A topical cream that wakes up the skin's immune system shrank tumors in mice

A topical cream applied directly to the skin suppressed tumor growth in two preclinical models of cutaneous squamous cell carcinoma, one of the most common cancers worldwide. The cream works by blocking a single enzyme - LSD1 - that normally keeps the skin's immune-signaling pathways turned off. Remove the brake, and the skin recruits its own immune cells to attack the tumor.

The study, published in the Journal of Clinical Investigation by researchers at Penn Medicine, is preclinical - meaning it has been tested only in mouse models, not in humans. But the researchers plan to begin a phase 1 clinical trial within one to two years.

A million diagnoses a year, and few good options for the worst cases

Cutaneous squamous cell carcinoma (cSCC) is diagnosed in roughly one million Americans annually, and incidence continues to rise with an aging population. Most cases are caught early and treated successfully with surgery. But up to 5% of tumors metastasize, causing thousands of deaths each year.

The bigger clinical problem may be volume. Many older or immunocompromised patients develop dozens of precancerous lesions - actinic keratoses and early squamous cell carcinomas - spread across large areas of sun-exposed skin. Surgically removing each one is burdensome, sometimes unfeasible, and carries risks of infection and scarring. Existing topical treatments like chemotherapy creams are not targeted to the tumor biology, and some alternatives are painful.

An estimated 58 million Americans live with skin precancers or early squamous cell carcinomas in any given year. A topical treatment that could prevent progression to invasive cancer would have enormous population-level impact.

Lifting the brake on immune signaling

LSD1 (lysine-specific demethylase 1) is an enzyme that acts as a suppressor of certain immune-activating pathways in epidermal cells. In healthy skin, this suppression serves a regulatory function - preventing unnecessary inflammation. But in the context of early cancer, it effectively hides developing tumors from the immune system.

The Penn researchers formulated a low-dose topical inhibitor of LSD1. When applied to the skin in mouse models, the cream prompted epidermal cells to send molecular signals recruiting immune cells to the area. Those recruited immune cells - specifically CD4+ T cells - played a key role in slowing tumor growth.

The mechanism was confirmed through two critical control experiments. Blocking retinoic acid signaling, which the cream activates, reversed many of the immune changes the cream produced. And destroying CD4+ T cells eliminated the tumor-suppressive effect entirely. Both results indicate the cream works by establishing a communication pathway between skin cells and the immune system, not by directly killing cancer cells.

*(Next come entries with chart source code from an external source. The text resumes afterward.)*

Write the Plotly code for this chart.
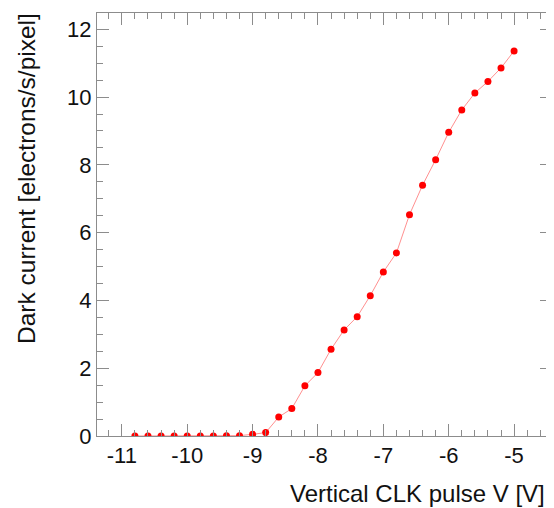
import plotly.graph_objects as go

voltage = [-10.8, -10.6, -10.4, -10.2, -10.0, -9.8, -9.6, -9.4, -9.2, -9.0,
           -8.8, -8.6, -8.4, -8.2, -8.0, -7.8, -7.6, -7.4, -7.2, -7.0,
           -6.8, -6.6, -6.4, -6.2, -6.0, -5.8, -5.6, -5.4, -5.2, -5.0]
dark_current = [0.0, 0.0, 0.0, 0.0, 0.0, 0.0, 0.0, 0.01, 0.01, 0.05,
                0.1, 0.56, 0.81, 1.48, 1.87, 2.56, 3.13, 3.52, 4.14, 4.84,
                5.40, 6.53, 7.40, 8.15, 8.96, 9.62, 10.12, 10.46, 10.86, 11.36]

x_tick_vals = [-11, -10, -9, -8, -7, -6, -5]
x_tick_text = ["-11", "-10", "-9", "-8", "-7", "-6", "-5"]
y_tick_vals = [0, 2, 4, 6, 8, 10, 12]
y_tick_text = ["0", "2", "4", "6", "8", "10", "12"]

x_title = "Vertical CLK pulse V [V]"
y_title = "Dark current [electrons/s/pixel]"

font_family = "Liberation Sans, Arial, Helvetica, sans-serif"
frame_color = "#8c8c8c"
FS = 22
TS = 24

fig = go.Figure()
fig.add_trace(go.Scatter(
    x=voltage, y=dark_current, mode="lines+markers",
    line=dict(color="#ff9090", width=1),
    marker=dict(color="#ff0000", size=7),
    showlegend=False,
))

axis_common = dict(
    showgrid=False, zeroline=False, showline=True, linecolor=frame_color,
    linewidth=1, mirror="allticks", ticks="inside", tickcolor=frame_color,
    tickwidth=1, ticklen=12, automargin=False,
    tickfont=dict(family=font_family, size=FS, color="#111"),
)

fig.update_xaxes(
    range=[-11.38, -4.42], tickmode="array", tickvals=x_tick_vals, ticktext=x_tick_text,
    minor=dict(ticks="inside", ticklen=6, tickcolor=frame_color, dtick=0.2, tick0=-11, showgrid=False),
    **axis_common,
)
fig.update_yaxes(
    range=[0, 12.48], tickmode="array", tickvals=y_tick_vals, ticktext=y_tick_text,
    minor=dict(ticks="inside", ticklen=6, tickcolor=frame_color, dtick=0.5, tick0=0, showgrid=False),
    **axis_common,
)

fig.add_annotation(text=x_title, xref="paper", yref="paper", x=1, y=0,
                   xanchor="right", yanchor="top", yshift=-42, xshift=-5,
                   showarrow=False, font=dict(family=font_family, size=TS, color="#111"))
fig.add_annotation(text=y_title, xref="paper", yref="paper", x=0, y=1,
                   xanchor="right", yanchor="top", xshift=-55, yshift=2, textangle=-90,
                   showarrow=False, font=dict(family=font_family, size=24.5, color="#111"))

# page body has an 8px default margin, so the figure is sized to fill the rest of the window
fig.update_layout(
    width=546, height=500,
    margin=dict(l=89, r=2, t=5, b=72),
    plot_bgcolor="white", paper_bgcolor="white",
)

fig.write_html("out.html")
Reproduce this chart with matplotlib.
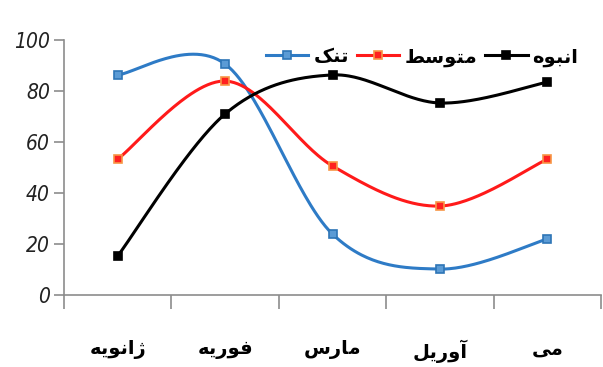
import numpy as np
import matplotlib
matplotlib.use("Agg")
import matplotlib.pyplot as plt
from matplotlib.lines import Line2D
from matplotlib import font_manager

# ---- data -------------------------------------------------------------
months = ["ژانویه", "فوریه", "مارس", "آوریل", "می"]
series_names = ["تنک", "متوسط", "انبوه"]
sparse = [86.3, 90.6, 23.9, 10.2, 22.0]
medium = [53.3, 83.9, 50.6, 34.9, 53.3]
dense = [15.3, 71.0, 86.3, 75.3, 83.5]
y_ticks = [0, 20, 40, 60, 80, 100]

# ---- minimal Persian shaping (presentation forms, visual order) ---------
FORMS = {
    # letter: (isolated, final, initial, medial) ; None -> right-joining only
    "ا": ("\uFE8D", "\uFE8E", None, None),
    "آ": ("\uFE81", "\uFE82", None, None),
    "ر": ("\uFEAD", "\uFEAE", None, None),
    "ژ": ("\uFB8A", "\uFB8B", None, None),
    "و": ("\uFEED", "\uFEEE", None, None),
    "ب": ("\uFE8F", "\uFE90", "\uFE91", "\uFE92"),
    "ت": ("\uFE95", "\uFE96", "\uFE97", "\uFE98"),
    "س": ("\uFEB1", "\uFEB2", "\uFEB3", "\uFEB4"),
    "ط": ("\uFEC1", "\uFEC2", "\uFEC3", "\uFEC4"),
    "ف": ("\uFED1", "\uFED2", "\uFED3", "\uFED4"),
    "ک": ("\uFB8E", "\uFB8F", "\uFB90", "\uFB91"),
    "ل": ("\uFEDD", "\uFEDE", "\uFEDF", "\uFEE0"),
    "م": ("\uFEE1", "\uFEE2", "\uFEE3", "\uFEE4"),
    "ن": ("\uFEE5", "\uFEE6", "\uFEE7", "\uFEE8"),
    "ه": ("\uFEE9", "\uFEEA", "\uFEEB", "\uFEEC"),
    "ی": ("\uFBFC", "\uFBFD", "\uFBFE", "\uFBFF"),
}


def dual(ch):
    return ch in FORMS and FORMS[ch][2] is not None


def shape(word):
    out = []
    n = len(word)
    for i, ch in enumerate(word):
        if ch not in FORMS:
            out.append(ch)
            continue
        prev = i > 0 and dual(word[i - 1])
        nxt = dual(ch) and i + 1 < n and word[i + 1] in FORMS
        iso, fin, ini, med = FORMS[ch]
        if prev and nxt:
            out.append(med)
        elif prev:
            out.append(fin)
        elif nxt:
            out.append(ini)
        else:
            out.append(iso)
    return "".join(reversed(out))


def smooth(xs, ys, steps=60):
    """Catmull-Rom style Bezier smoothing through the data points."""
    P = np.column_stack([xs, ys]).astype(float)
    n = len(P)
    ext = np.vstack([P[0], P, P[-1]])
    pts = []
    for i in range(n - 1):
        p0, p1, p2, p3 = ext[i], ext[i + 1], ext[i + 2], ext[i + 3]
        c1 = p1 + (p2 - p0) / 6.0
        c2 = p2 - (p3 - p1) / 6.0
        t = np.linspace(0, 1, steps)[:, None]
        seg = ((1 - t) ** 3) * p1 + 3 * ((1 - t) ** 2) * t * c1 \
            + 3 * (1 - t) * t ** 2 * c2 + t ** 3 * p2
        pts.append(seg if i == 0 else seg[1:])
    arr = np.vstack(pts)
    return arr[:, 0], arr[:, 1]


# narrow italic face for the value axis, if one is available
names = {f.name for f in font_manager.fontManager.ttflist}
if "DejaVu Sans Condensed" in names:
    num_font = font_manager.FontProperties(family="DejaVu Sans Condensed",
                                           style="oblique", size=15)
else:
    num_font = font_manager.FontProperties(family="DejaVu Sans",
                                           stretch="condensed",
                                           style="oblique", size=15)

# ---- figure -------------------------------------------------------------
fig = plt.figure(figsize=(6.03, 3.67), dpi=100)
ax = fig.add_axes([0.106, 0.196, 0.891, 0.695])

x = np.arange(len(months)) + 0.5
styles = [
    (sparse, "#2e7bc6", "#5b9bd5", "#2e75b6"),
    (medium, "#ff1a1a", "#ff2020", "#f79646"),
    (dense, "#000000", "#000000", "#000000"),
]
handles = []
for (vals, lc, mfc, mec), name in zip(styles, series_names):
    sx, sy = smooth(x, vals)
    ax.plot(sx, sy, color=lc, lw=2.2, solid_capstyle="round", zorder=2)
    ax.plot(x, vals, ls="none", marker="s", ms=6.0, mfc=mfc, mec=mec,
            mew=1.2, zorder=3)
    handles.append(Line2D([], [], color=lc, lw=2.2, marker="s", ms=6.0,
                          mfc=mfc, mec=mec, mew=1.2))

ax.set_xlim(0, len(months))
ax.set_ylim(0, 100)
ax.set_yticks(y_ticks)
ax.set_yticklabels([str(v) for v in y_ticks], fontproperties=num_font,
                   color="#222222")
ax.set_xticks(np.arange(len(months) + 1))
ax.set_xticklabels([])
ax.set_xticks(x, minor=True)
ax.set_xticklabels([shape(m) for m in months], minor=True,
                   fontweight="bold", fontsize=14, family="DejaVu Sans")
ax.tick_params(axis="x", which="minor", length=0, pad=32)
ax.tick_params(axis="x", which="major", length=10, width=1.2,
               color="#8c8c8c", direction="out")
ax.tick_params(axis="y", length=7, width=1.2, color="#8c8c8c", pad=3)

for side in ("top", "right"):
    ax.spines[side].set_visible(False)
for side in ("left", "bottom"):
    ax.spines[side].set_color("#8c8c8c")
    ax.spines[side].set_linewidth(1.2)

leg = ax.legend(handles, [shape(s) for s in series_names], ncol=3,
                loc="upper right", bbox_to_anchor=(0.99, 1.04),
                frameon=False, handlelength=2.2, handletextpad=0.25,
                columnspacing=0.4,
                prop={"family": "DejaVu Sans", "weight": "bold", "size": 14})

fig.savefig("out.png", dpi=100)
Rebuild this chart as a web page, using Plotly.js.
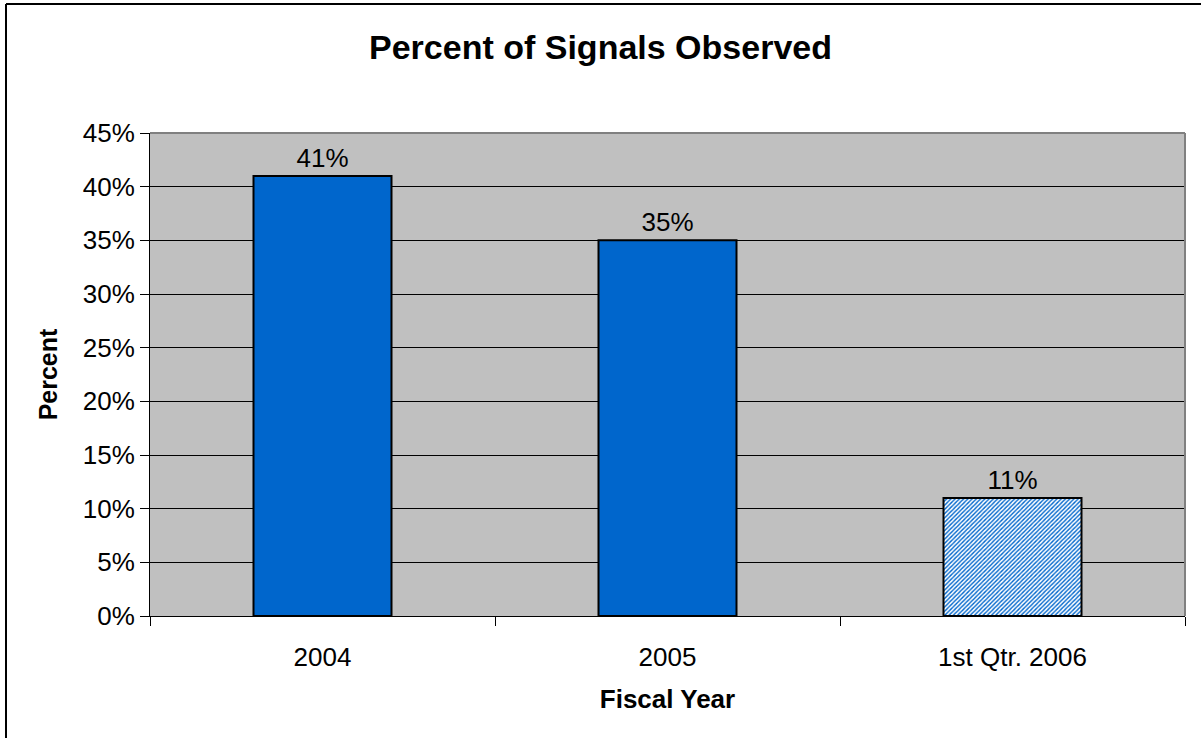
<!DOCTYPE html>
<html>
<head>
<meta charset="utf-8">
<script src="https://cdn.plot.ly/plotly-3.0.1.min.js"></script>
<style>
html,body{margin:0;padding:0;background:#fff;}
#chart{width:1201px;height:738px;}
</style>
</head>
<body>
<div id="chart"></div>
<script>
const categories = ["2004", "2005", "1st Qtr. 2006"];
const percentValues = [41, 35, 11];
const valueLabels = ["41%", "35%", "11%"];
const yTickValues = [0, 5, 10, 15, 20, 25, 30, 35, 40, 45];
const yTickLabels = ["0%", "5%", "10%", "15%", "20%", "25%", "30%", "35%", "40%", "45%"];

const FONT = "Arial, Liberation Sans, sans-serif";

const trace = {
  type: "bar",
  x: categories,
  y: percentValues,
  text: valueLabels,
  textposition: "outside",
  cliponaxis: false,
  textfont: {family: FONT, size: 26, color: "#000"},
  marker: {
    color: "#0066CC",
    line: {color: "#000", width: 2},
    pattern: {
      shape: ["", "", "/"],
      fillmode: "replace",
      bgcolor: "#ffffff",
      size: 3,
      solidity: 0.45
    }
  },
  hoverinfo: "none"
};

const W = 1035, H = 483, L = 150, T = 133;
function px(x){return (x - L) / W;}
function py(y){return (T + H - y) / H;}

const layout = {
  width: 1201,
  height: 738,
  margin: {l: 150, r: 16, t: 133, b: 122},
  paper_bgcolor: "#ffffff",
  plot_bgcolor: "#C0C0C0",
  showlegend: false,
  bargap: 0.6,
  font: {family: FONT, color: "#000"},
  title: {
    text: "<b>Percent of Signals Observed</b>",
    font: {family: FONT, size: 34, color: "#000"},
    x: 0.5, xanchor: "center",
    y: 1 - 47/738, yanchor: "middle", yref: "container"
  },
  xaxis: {
    type: "category",
    showline: true, linecolor: "#000", linewidth: 1,
    ticks: "outside", ticklen: 9, tickcolor: "#000", tickson: "boundaries",
    ticklabelstandoff: 18,
    tickfont: {family: FONT, size: 26, color: "#000"},
    showgrid: false,
    title: {text: "<b>Fiscal Year</b>", font: {family: FONT, size: 26, color: "#000"}, standoff: 18}
  },
  yaxis: {
    range: [0, 45],
    tickvals: yTickValues,
    ticktext: yTickLabels,
    showline: true, linecolor: "#000", linewidth: 1,
    ticks: "outside", ticklen: 9, tickcolor: "#000",
    tickfont: {family: FONT, size: 26, color: "#000"},
    showgrid: true, gridcolor: "#000", gridwidth: 1,
    zeroline: false,
    title: {text: "<b>Percent</b>", font: {family: FONT, size: 25, color: "#000"}, standoff: 18}
  },
  shapes: [
    {type: "line", xref: "paper", yref: "paper", x0: 0, x1: 1, y0: 1, y1: 1, line: {color: "#808080", width: 2}},
    {type: "line", xref: "paper", yref: "paper", x0: 1, x1: 1, y0: 0, y1: 1, line: {color: "#808080", width: 2}},
    {type: "line", xref: "paper", yref: "paper", x0: px(6), x1: px(6), y0: py(4), y1: py(740), line: {color: "#000", width: 2}},
    {type: "line", xref: "paper", yref: "paper", x0: px(6), x1: px(1205), y0: py(4), y1: py(4), line: {color: "#000", width: 2}}
  ]
};

Plotly.newPlot("chart", [trace], layout, {displayModeBar: false, staticPlot: true});
</script>
</body>
</html>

A cream, not a systemic drug

The topical approach is a deliberate design choice. Systemic immune therapies - checkpoint inhibitors that unleash the immune system throughout the body - work for some patients with advanced cSCC but carry significant side effects and help only a subset of patients. A cream applied directly to precancerous or cancerous spots would, in theory, activate immune responses locally while minimizing systemic exposure.

The researchers are also exploring whether oral or injectable LSD1 inhibitors could enhance the efficacy of existing immune checkpoint therapies for advanced cSCC. If the cream primes the skin's immune environment and a systemic checkpoint inhibitor removes the broader suppressive signals, the combination could potentially work where neither approach succeeds alone.

Mouse model, human timeline

The study used two mouse models of cSCC, and the results were consistent across both. But preclinical cancer research has a well-documented translation gap. Many therapies that work in mice fail in humans, particularly in immunology, where mouse and human immune systems differ in important ways.

The researchers acknowledge this and are spending the next year refining the cream's formulation before moving to a phase 1 trial. If that trial confirms safety and shows preliminary efficacy, larger trials would follow - a process that typically takes several years.

The study's senior author, Brian C. Capell of Penn's Department of Dermatology, has outlined the ideal clinical scenario: a cream that can be applied directly to cancerous and precancerous spots, potentially preventing the need for surgical removal. Whether that vision survives contact with human biology remains the central question. But the preclinical proof of concept - using the skin's own immune machinery, activated by a topical formulation, to fight one of the most common cancers - is compelling enough to warrant the test.